MC2 has framed transformation through several ways:

  • assessment (as described above in the gateway process on school-wide rubrics for habits)
  • authority/control – Where does authority stem from, and what does it say about relationships?
  • expertise – Who is the expert, and how do we recognize the expertise of community partners who are applying discipline knowledge in practical ways?
  • Assignments are assessed and given feedback to make the project better. This goes beyond simply grading as is done in the traditional grading system.

Things that don’t make sense are let go! MC2 let go of grades and grading. They recognize though, when you let go, other structures  need to be embedded to support the transition from what they know to a new way of working.

MC2 did experience some barriers to transformation: unlearning from the old paradigm – recognize, unlearn, relearn; parent involvement in the learning of their children; helping learners understand how to manage up.   Challenges become lessened as the the culture grows and they build sustainability.  They are working to develop the mindset that learners do well if they can; not if they want to.  This is important distinction for advisors and learners to understand.

Learners are leaders, but there are distinctions between being a leader and exercising leadership. Leadership means taking responsibility for what matters to you. We all have the opportunity and responsibility to exercise leadership. MC2 works to develop the habit of leadership through explicit opportunities in which learners exercise leadership through their strengths. For example, students may lead their own discussion in an English course. Students are required to take on a leadership role, and MC2 does not articulate when, how, or where that happens. While some students may lead from a stage, others may lead behind the scenes by supporting peers.  Another way learners exercised leadership is through the development of a Learner Bill of Rights  which articulates the learners’ rights and responsibilities.

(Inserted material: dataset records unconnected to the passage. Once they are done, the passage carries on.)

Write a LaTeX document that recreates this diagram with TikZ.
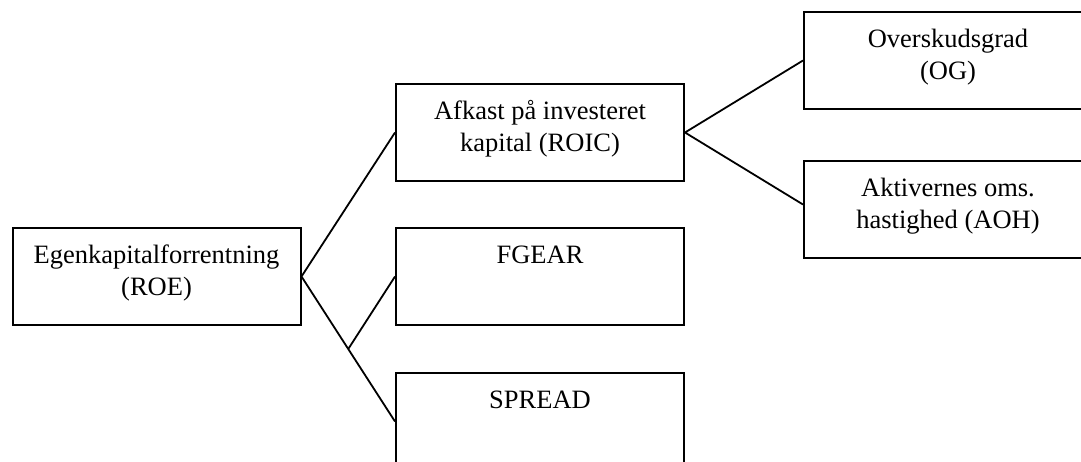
\documentclass[tikz,border=0pt]{standalone}
\usepackage{fontspec}
\setmainfont{Liberation Serif}
\usetikzlibrary{calc}
\begin{document}
\begin{tikzpicture}[x=1pt,y=-1pt,
  box/.style={draw,line width=2pt,minimum width=288pt,minimum height=97pt,inner sep=0pt},
  lbl/.style={anchor=north,inner sep=0pt,align=center,font=\fontsize{26.5}{32}\selectfont},
  conn/.style={line width=1.8pt}]
\clip (0,0) rectangle (1081,461);
\fill[white] (0,0) rectangle (1081,461);
\node[box] (roe) at (156.5,276.5) {};
\node[box] (roic) at (540,132.5) {};
\node[box] (fgear) at (540,276.5) {};
\node[box] (spread) at (540,421.5) {};
\node[box] (og) at (948,60.5) {};
\node[box] (aoh) at (948,209.5) {};
\node[lbl] (roet) at ([yshift=-14pt]roe.north) {\rule{0pt}{22pt}Egenkapitalforrentning\\(ROE)};
\node[lbl] (roict) at ([yshift=-14pt]roic.north) {\rule{0pt}{22pt}Afkast på investeret\\kapital (ROIC)};
\node[lbl] (fgeart) at ([yshift=-14pt]fgear.north) {\rule{0pt}{22pt}FGEAR};
\node[lbl] (spreadt) at ([yshift=-14pt]spread.north) {\rule{0pt}{22pt}SPREAD};
\node[lbl] (ogt) at ([yshift=-14pt]og.north) {\rule{0pt}{22pt}Overskudsgrad\\(OG)};
\node[lbl] (aoht) at ([yshift=-14pt]aoh.north) {\rule{0pt}{22pt}Aktivernes oms.\\hastighed (AOH)};
\coordinate (mid) at ($(roe.east)!0.5!(spread.west)$);
\draw[conn] (roic.west) -- (roe.east) -- (spread.west);
\draw[conn] (fgear.west) -- (mid);
\draw[conn] (og.west) -- (roic.east) -- ([yshift=5pt]aoh.west);
\end{tikzpicture}
\end{document}
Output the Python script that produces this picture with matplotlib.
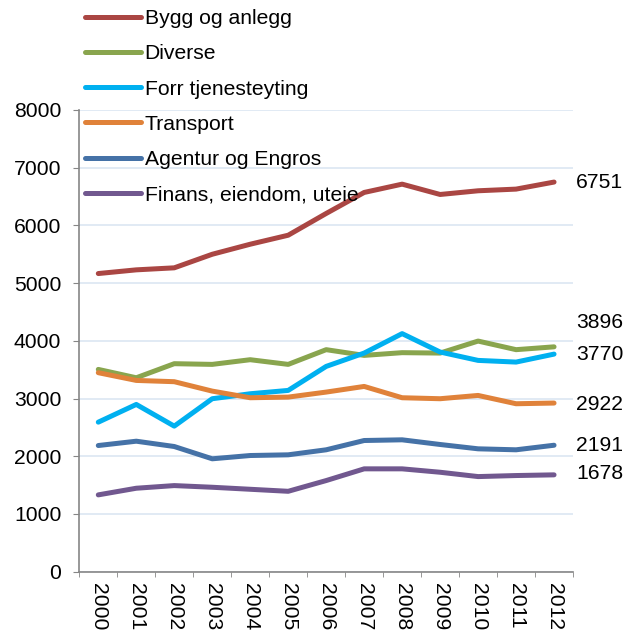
import matplotlib.pyplot as plt
import numpy as np

plt.rcParams['font.family'] = ['Liberation Sans', 'DejaVu Sans']

# data
years = ['2000', '2001', '2002', '2003', '2004', '2005', '2006',
         '2007', '2008', '2009', '2010', '2011', '2012']
bygg = [5166, 5230, 5265, 5500, 5674, 5830, 6207, 6571, 6715, 6536, 6600, 6629, 6751]
diverse = [3505, 3360, 3604, 3592, 3673, 3592, 3847, 3748, 3795, 3788, 3996, 3847, 3896]
forr = [2591, 2898, 2522, 2997, 3083, 3141, 3557, 3788, 4125, 3806, 3661, 3632, 3770]
transport = [3448, 3314, 3292, 3129, 3014, 3025, 3112, 3210, 3014, 2997, 3054, 2910, 2922]
agentur = [2186, 2261, 2169, 1956, 2013, 2025, 2112, 2273, 2285, 2204, 2129, 2112, 2191]
finans = [1331, 1446, 1492, 1463, 1428, 1393, 1579, 1782, 1782, 1723, 1648, 1666, 1678]

names = ['Bygg og anlegg', 'Diverse', 'Forr tjenesteyting', 'Transport',
         'Agentur og Engros', 'Finans, eiendom, uteie']
series = [bygg, diverse, forr, transport, agentur, finans]
colors = ['#AA4643', '#89A54E', '#00B0F0', '#E0823A', '#4572A7', '#71588F']
# nudge for end labels so they don't overlap
label_shift = [0, 420, 0, -30, 0, 30]

fs = 15.2

fig = plt.figure(figsize=(6.36, 6.35), dpi=100)
ax = fig.add_axes([0.1247, 0.0997, 0.7763, 0.7271])

x = np.arange(len(years))
for vals, name, c in zip(series, names, colors):
    ax.plot(x, vals, color=c, lw=3.6, label=name,
            solid_capstyle='round', solid_joinstyle='round')

for vals, c, dy in zip(series, colors, label_shift):
    ax.text(x[-1] + 0.58, vals[-1] + dy, str(vals[-1]), fontsize=fs,
            va='center', ha='left', color='black')

ax.set_xlim(-0.5, len(years) - 0.5)
ax.set_ylim(0, 8000)
ax.set_yticks(np.arange(0, 8001, 1000))
ax.set_xticks(x)
ax.set_xticklabels(years, rotation=-90, fontsize=fs)
ax.set_xticks(np.arange(-0.5, len(years)), minor=True)
ax.tick_params(axis='x', which='major', length=0, pad=8)
ax.tick_params(axis='x', which='minor', length=3.6, color='#868686', direction='out')
ax.tick_params(axis='y', length=4.3, color='#868686', labelsize=fs, pad=8.7)

ax.grid(axis='y', color='#DCE6F2', lw=1.2)
ax.set_axisbelow(True)
for s in ['top', 'right']:
    ax.spines[s].set_visible(False)
for s in ['left', 'bottom']:
    ax.spines[s].set_color('#868686')
    ax.spines[s].set_linewidth(1.2)

ax.legend(loc='upper left', bbox_to_anchor=(0.121, 0.999), bbox_transform=fig.transFigure,
          frameon=False, fontsize=fs, handlelength=2.65, handletextpad=0.15,
          labelspacing=0.77, borderaxespad=0)

fig.savefig('out.png', dpi=100)
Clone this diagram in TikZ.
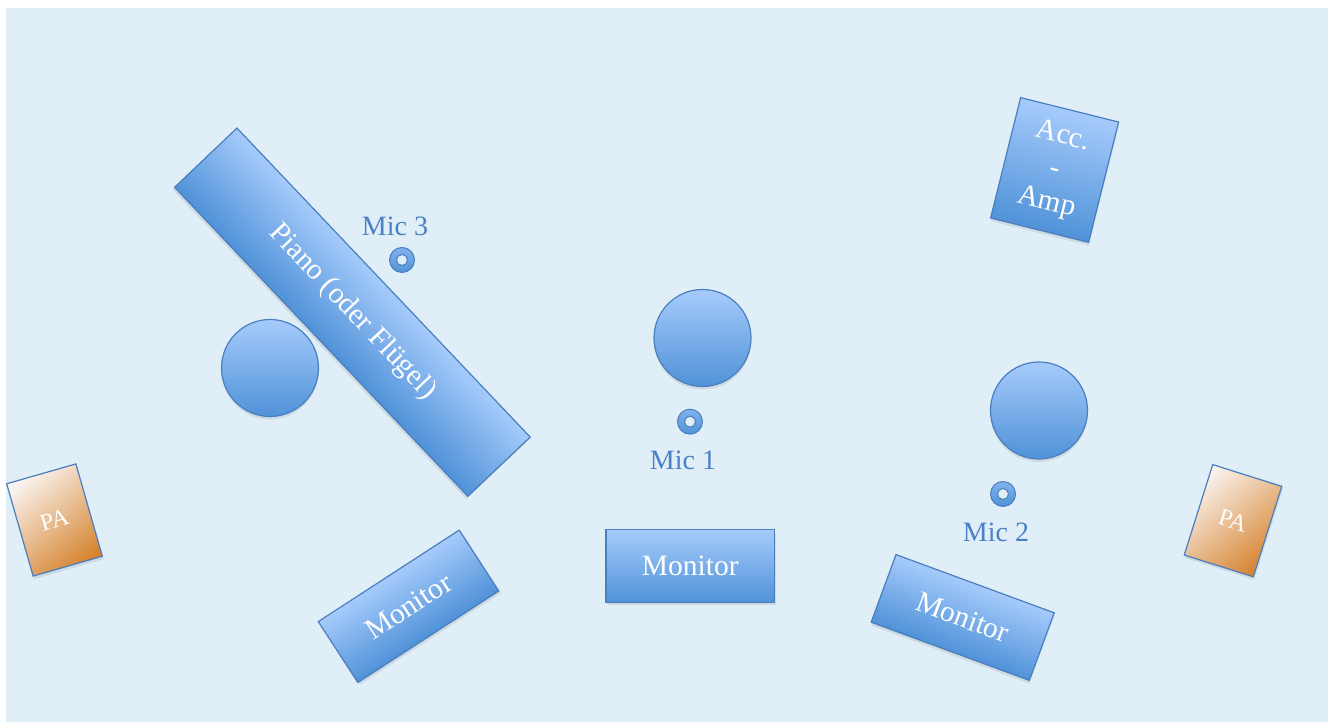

A compelling mission and vision for learning is important but should be tempered with humility.  We are all learners and we are all curious. We need to stick with it, but also be able to step back and reflect on our work.  Leaders work to develop the skills and capacity for empathy in learners, teachers and the community. The curiosity and humility factors are important in building a skill for empathy.  Additionally, leaders need to step back and listen.    If leaders create the space and provide the supports for learners to solve their own problems, learners will solve their own problems. The more they solve their own problems, the greater competence they feel to take action in their own world.

Connections to Practice

We have identified clear skills for our learners through our Profile of a Graduate. Should we consider developing a district-wide rubric for each of the skills? What process would we use to develop those rubrics?

As we move towards personalization, we nee to get to know our learners. How well do our teachers know their learners? Do we encourage teachers to find the time to get to know their learners. What community-building and intrapersonal activities do our learners do throughout their years.

Our elementary students are Leader in Me schools. How do we build structures for our K-12 students to understand leadership and grow in those skills?

How could we connect the Learner Bill of RIghts in our district? What would our learners articulate as their rights and responsibilities?  Would our teachers and leaders agree? What process could we utilize to develop this powerful tool?

Questions Based on Our Context:

  • How do we model being co-learners engaged in inquiry with our younger learners? How do we model learning?
  • What conditions do we set in our organizations to promote learning up and down the organization?
  • What do we explicitly do to learn about our learners – assessment of learner strengths and needs?
  • What mechanisms do we have in place that send a message of authority and control?
  • What if we provided the opportunity for our learners to design a Learner Bill of Rights?

Next Steps for Us:

  • Talk with Superintendent Advisory Council about the Learner Bill of Rights?
  • Engage in conversation with the Leading #YourSalisbury team about the development of K-12 rubrics for the skills identified in the Profile of a Graduate.